Friday, June 21, 2013

The NSA Is Keeping Our Records for a Very Good Reason

A pair of classified government documents [...] signed by Attorney General Eric Holder and posted by the Guardian on Thursday show that NSA analysts are able to listen to Americans' intercepted phone calls without asking a judge for a warrant first.

[...]

Analysts are expected to exercise "reasonable judgment" in determining which data to use, according to the documents, and "inadvertently acquired communications of or concerning a United States person may be retained no longer than five years." The documents also refer to "content repositories" that contain records of devices' "previous Internet activity," and say the NSA keeps records of Americans' "electronic communications accounts/addresses/identifiers" in an apparent effort to avoid targeting them in future eavesdropping efforts.

  CNET
Emphasis mine.

On Sunday, Director of National Intelligence James Clapper released a carefully-worded statement in response to a CNET article and other reports questioning when intelligence analysts can listen to domestic phone calls.
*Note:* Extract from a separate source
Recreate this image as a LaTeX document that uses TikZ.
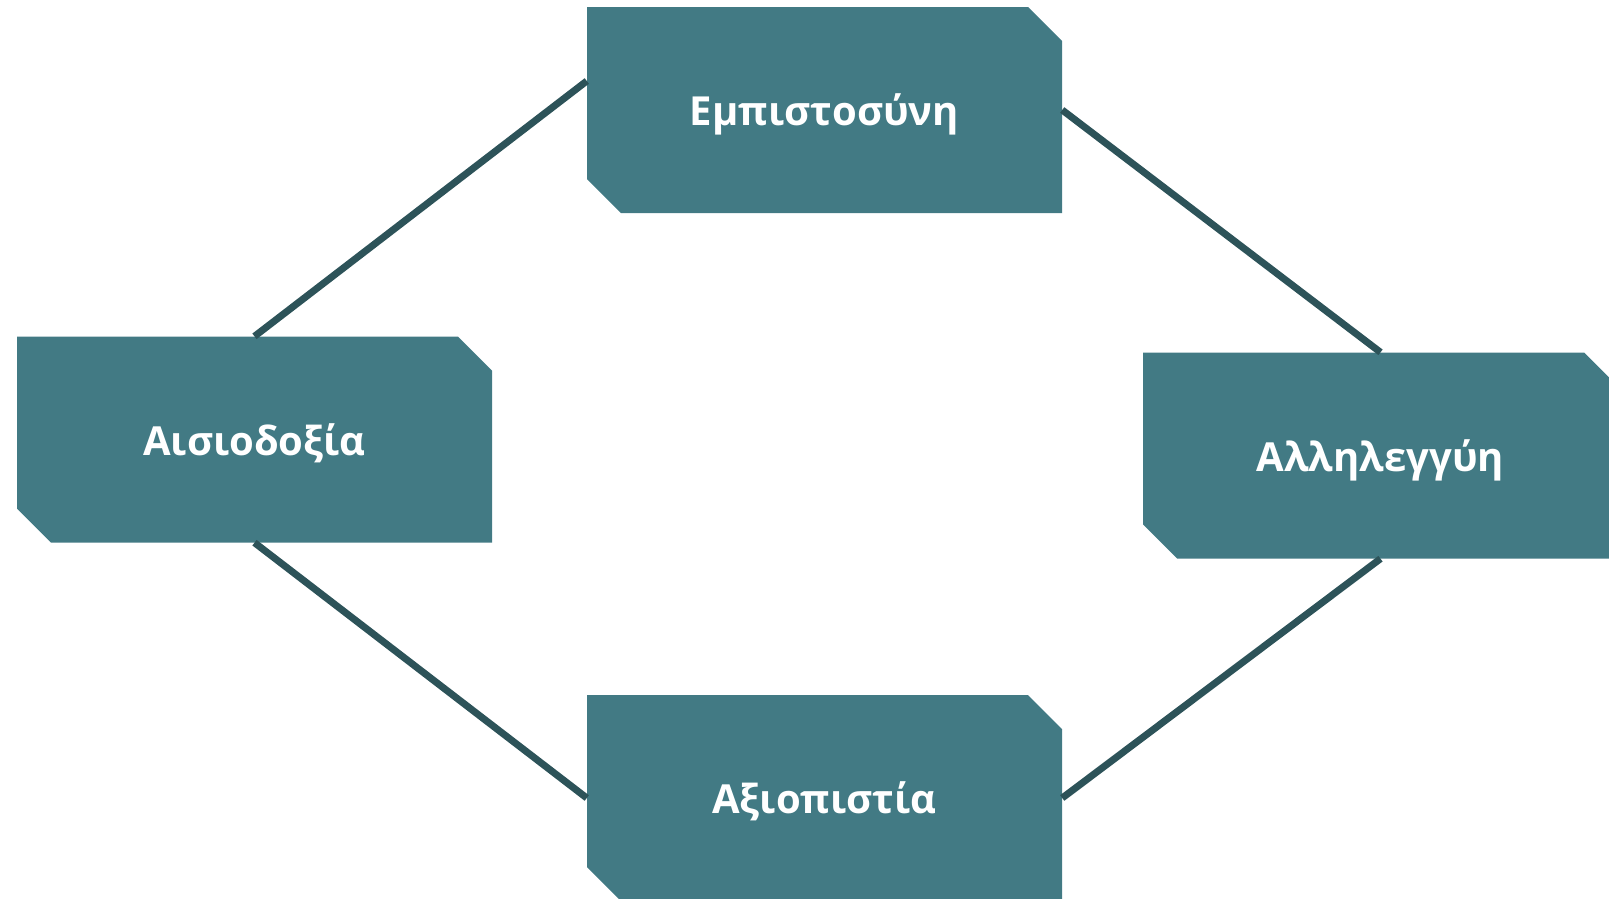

Clapper said: "The statement that a single analyst can eavesdrop on domestic communications without proper legal authorization is incorrect and was not briefed to Congress."
Clapper's statement was viewed as a denial, but it wasn't. Today's disclosures reveal why: Because the Justice Department granted intelligence analysts "proper legal authorization" in advance through the Holder regulations.
This interpretation of  “proper legal authorization” sounds a lot like the “due process” the administration claims is given to people on the president’s kill list.

...but hey, do what you want...you will anyway.